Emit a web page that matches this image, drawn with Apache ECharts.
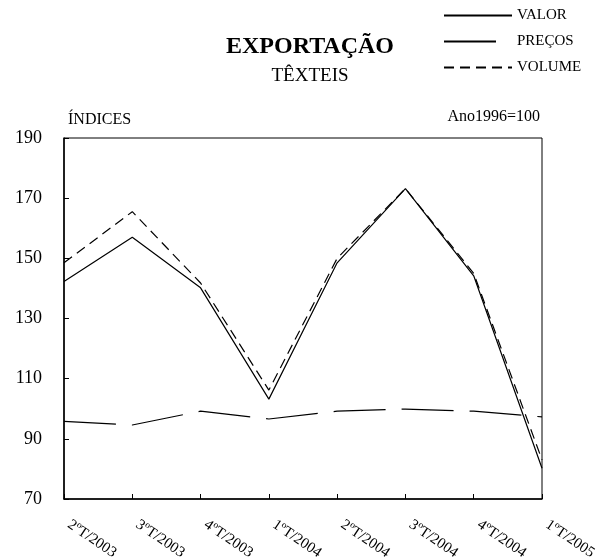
<!DOCTYPE html>
<html>
<head>
<meta charset="utf-8">
<script src="https://cdn.jsdelivr.net/npm/echarts@6/dist/echarts.min.js"></script>
<style>
html,body{margin:0;padding:0;background:#fff;}
#chart{width:603px;height:560px;}
</style>
</head>
<body>
<div id="chart"></div>
<script>
var categories = ['2ºT/2003','3ºT/2003','4ºT/2003','1ºT/2004','2ºT/2004','3ºT/2004','4ºT/2004','1ºT/2005'];
var valor   = [142.3, 157.0, 140.2, 103.2, 148.5, 173.2, 144.2, 80.2];
var precos  = [95.8, 94.6, 99.2, 96.6, 99.2, 99.9, 99.2, 97.3];
var volume  = [148.5, 165.5, 141.8, 106.2, 150.0, 173.2, 145.0, 83.0];
var yTicks  = {min: 70, max: 190, interval: 20};

var FONT = '"Liberation Serif", "Times New Roman", serif';
var chart = echarts.init(document.getElementById('chart'));
chart.setOption({
  backgroundColor: '#fff',
  animation: false,
  title: {
    text: 'EXPORTAÇÃO',
    subtext: 'TÊXTEIS',
    left: 305,
    textAlign: 'center',
    top: 30,
    itemGap: 8,
    textStyle: {fontFamily: FONT, fontSize: 24, fontWeight: 'bold', color: '#000'},
    subtextStyle: {fontFamily: FONT, fontSize: 19, color: '#000'}
  },
  legend: {
    orient: 'vertical',
    left: 438,
    top: 3,
    itemWidth: 68,
    itemHeight: 14,
    itemGap: 11,
    itemStyle: {opacity: 0},
    textStyle: {fontFamily: FONT, fontSize: 15, color: '#000'},
    data: ['VALOR', 'PREÇOS', 'VOLUME']
  },
  grid: {
    left: 64, right: 61, top: 138, bottom: 61,
    outerBoundsMode: 'none',
    containLabel: false,
    show: true, borderColor: '#000', borderWidth: 1, backgroundColor: 'transparent'
  },
  graphic: [{
    type: 'text',
    right: 63,
    top: 109,
    style: {text: 'Ano1996=100', font: '16px ' + FONT, fill: '#000'}
  }],
  xAxis: {
    type: 'category',
    data: categories,
    boundaryGap: false,
    axisLine: {lineStyle: {color: '#000', width: 1.5}},
    axisTick: {inside: true, length: 5, lineStyle: {color: '#000'}},
    axisLabel: {rotate: -34, margin: 21, padding: [0, 0, 0, 6], fontFamily: FONT, fontSize: 15, color: '#000'},
    splitLine: {show: false}
  },
  yAxis: {
    type: 'value',
    min: yTicks.min, max: yTicks.max, interval: yTicks.interval,
    name: 'ÍNDICES',
    nameLocation: 'end',
    nameGap: 10,
    nameTextStyle: {fontFamily: FONT, fontSize: 16, color: '#000', align: 'left', padding: [0, 0, 0, 4]},
    axisLine: {show: true, lineStyle: {color: '#000', width: 1.5}},
    axisTick: {show: true, inside: true, length: 5, lineStyle: {color: '#000'}},
    axisLabel: {margin: 22, fontFamily: FONT, fontSize: 18, color: '#000'},
    splitLine: {show: false}
  },
  series: [
    {name: 'VALOR', type: 'line', data: valor, symbol: 'none',
     lineStyle: {color: '#000', width: 1.2, type: 'solid'}, itemStyle: {color: '#000'}},
    {name: 'PREÇOS', type: 'line', data: precos, symbol: 'none',
     lineStyle: {color: '#000', width: 1.2, type: [52, 16]}, itemStyle: {color: '#000'}},
    {name: 'VOLUME', type: 'line', data: volume, symbol: 'none',
     lineStyle: {color: '#000', width: 1.2, type: [10, 6]}, itemStyle: {color: '#000'}}
  ]
});
</script>
</body>
</html>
□ □ □ □
▸ **INSTRUCTIONS FOR THE TASK**: Repeat the lines above exactly, and keep every picture out.

▸ **THE OUTPUT**:
Emit a web page that matches this image, drawn with Apache ECharts.
<!DOCTYPE html>
<html>
<head>
<meta charset="utf-8">
<script src="https://cdn.jsdelivr.net/npm/echarts@6/dist/echarts.min.js"></script>
<style>
html,body{margin:0;padding:0;background:#fff;}
#chart{width:603px;height:560px;}
</style>
</head>
<body>
<div id="chart"></div>
<script>
var categories = ['2ºT/2003','3ºT/2003','4ºT/2003','1ºT/2004','2ºT/2004','3ºT/2004','4ºT/2004','1ºT/2005'];
var valor   = [142.3, 157.0, 140.2, 103.2, 148.5, 173.2, 144.2, 80.2];
var precos  = [95.8, 94.6, 99.2, 96.6, 99.2, 99.9, 99.2, 97.3];
var volume  = [148.5, 165.5, 141.8, 106.2, 150.0, 173.2, 145.0, 83.0];
var yTicks  = {min: 70, max: 190, interval: 20};

var FONT = '"Liberation Serif", "Times New Roman", serif';
var chart = echarts.init(document.getElementById('chart'));
chart.setOption({
  backgroundColor: '#fff',
  animation: false,
  title: {
    text: 'EXPORTAÇÃO',
    subtext: 'TÊXTEIS',
    left: 305,
    textAlign: 'center',
    top: 30,
    itemGap: 8,
    textStyle: {fontFamily: FONT, fontSize: 24, fontWeight: 'bold', color: '#000'},
    subtextStyle: {fontFamily: FONT, fontSize: 19, color: '#000'}
  },
  legend: {
    orient: 'vertical',
    left: 438,
    top: 3,
    itemWidth: 68,
    itemHeight: 14,
    itemGap: 11,
    itemStyle: {opacity: 0},
    textStyle: {fontFamily: FONT, fontSize: 15, color: '#000'},
    data: ['VALOR', 'PREÇOS', 'VOLUME']
  },
  grid: {
    left: 64, right: 61, top: 138, bottom: 61,
    outerBoundsMode: 'none',
    containLabel: false,
    show: true, borderColor: '#000', borderWidth: 1, backgroundColor: 'transparent'
  },
  graphic: [{
    type: 'text',
    right: 63,
    top: 109,
    style: {text: 'Ano1996=100', font: '16px ' + FONT, fill: '#000'}
  }],
  xAxis: {
    type: 'category',
    data: categories,
    boundaryGap: false,
    axisLine: {lineStyle: {color: '#000', width: 1.5}},
    axisTick: {inside: true, length: 5, lineStyle: {color: '#000'}},
    axisLabel: {rotate: -34, margin: 21, padding: [0, 0, 0, 6], fontFamily: FONT, fontSize: 15, color: '#000'},
    splitLine: {show: false}
  },
  yAxis: {
    type: 'value',
    min: yTicks.min, max: yTicks.max, interval: yTicks.interval,
    name: 'ÍNDICES',
    nameLocation: 'end',
    nameGap: 10,
    nameTextStyle: {fontFamily: FONT, fontSize: 16, color: '#000', align: 'left', padding: [0, 0, 0, 4]},
    axisLine: {show: true, lineStyle: {color: '#000', width: 1.5}},
    axisTick: {show: true, inside: true, length: 5, lineStyle: {color: '#000'}},
    axisLabel: {margin: 22, fontFamily: FONT, fontSize: 18, color: '#000'},
    splitLine: {show: false}
  },
  series: [
    {name: 'VALOR', type: 'line', data: valor, symbol: 'none',
     lineStyle: {color: '#000', width: 1.2, type: 'solid'}, itemStyle: {color: '#000'}},
    {name: 'PREÇOS', type: 'line', data: precos, symbol: 'none',
     lineStyle: {color: '#000', width: 1.2, type: [52, 16]}, itemStyle: {color: '#000'}},
    {name: 'VOLUME', type: 'line', data: volume, symbol: 'none',
     lineStyle: {color: '#000', width: 1.2, type: [10, 6]}, itemStyle: {color: '#000'}}
  ]
});
</script>
</body>
</html>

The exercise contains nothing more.